Good to see how Roger feels after his 16th Grand Slam title.
On the morning after the same old night before in Melbourne, Roger Federer hardly sounded like a grizzled old pro drained and blistered by a fortnight of mental and physical exertion, but more like some fresh prince ready to skip off to Vancouver for the Winter Olympics.
By Ian Chadband
Published: 8:39PM GMT 01 Feb 2010
"I feel it's like, 'Go skiing tomorrow? No problem'," beamed the new Australian Open champion, before being quick to assure any alarmed sponsors that he actually had no intention of careering downhill in Switzerland when there were still new mountains to be climbed.
Yet after conquering his 16th grand slam peak, Federer's sheer sprightliness, joie de vivre and reinforced belief that more titles would follow swiftly could not help but make him recall the man who, at the same tournament two years ago, was ill, struggling and a shadow of his former invincible self, beaten by Novak Djokovic.
Now that the sick man of 2008, who had worked miracles just to reach the semi-finals while afflicted with mononucleosis, has been supplanted by the refashioned 2007 model – only with twins in tow – he fancies this could be the greatest of all his feats of self-reinvention.
"I felt at the end of 2007 that I was playing the best tennis of my life. Then 2008 definitely slowed me down. Maybe I started to doubt my body, feeling that eventually I wouldn't be as successful as I had been," he said.
There were times when he just could not get out of bed. "My body was down, you pressed the off button and thought for two weeks you're just not going to touch it and you'd just want to sit there and let it heal. Today it's very different," he said.
"I was well prepared for that tough period, able to enjoy it and stay calm because I always question myself, even in the best of times. I always asked, 'how can I reinvent myself?' "
The answer was there for everyone to see in Melbourne. The rebuilt Federer at 28 even feels ready to challenge his own long-held contention that the peak years for any player are between 22 and 26.
"Time will tell but I feel I've definitely improved," he said. "I think I lost a little edge in my movement in 2008, 2009 but I feel that's all come back. My backhand is where I want it to be, my forehand is back – I think that also left me a little bit when my footwork wasn't at my best and I had to press too much – and my confidence is back."

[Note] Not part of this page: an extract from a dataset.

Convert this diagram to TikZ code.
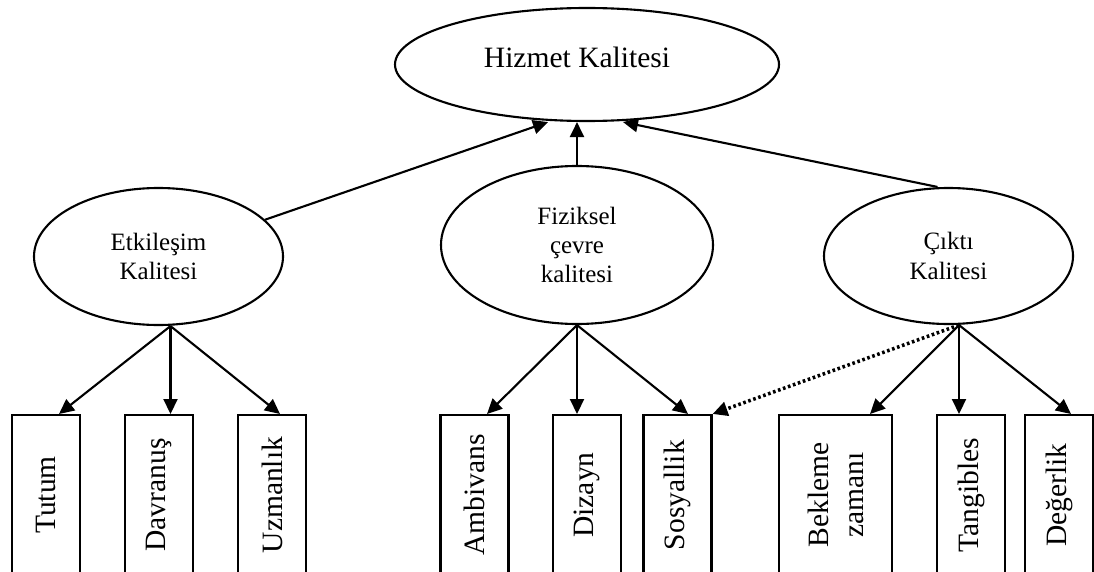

It will probably be little consolation to the beaten Andy Murray, but it was clear from Federer's reflections that the most satisfying aspect of his rejuvenation has been his ability to tame the awkward Scot.
"It's not easy to adjust to these new players over and over again Especially Murray. He neutralises you very well, tangles you up in these rallies and you can't do anything about it because if you play too aggressively you lose and if you play too passively you lose," Federer said.
"So you have to have this perfect balance [between patience and hot-bloodedness]. It was another tricky situation and for me to come through and prove myself over and over again is amazing."
Who can stop him? He noted that his baby girls were as good as gold at the moment. "But I also know there'll be tougher times when they just won't bounce on my knee but they will also crawl, run and be everywhere."
Ah, maybe that's the secret then; in the absence of Rafael Nadal getting under his skin, call for Charlene and Myla to get under dad's feet.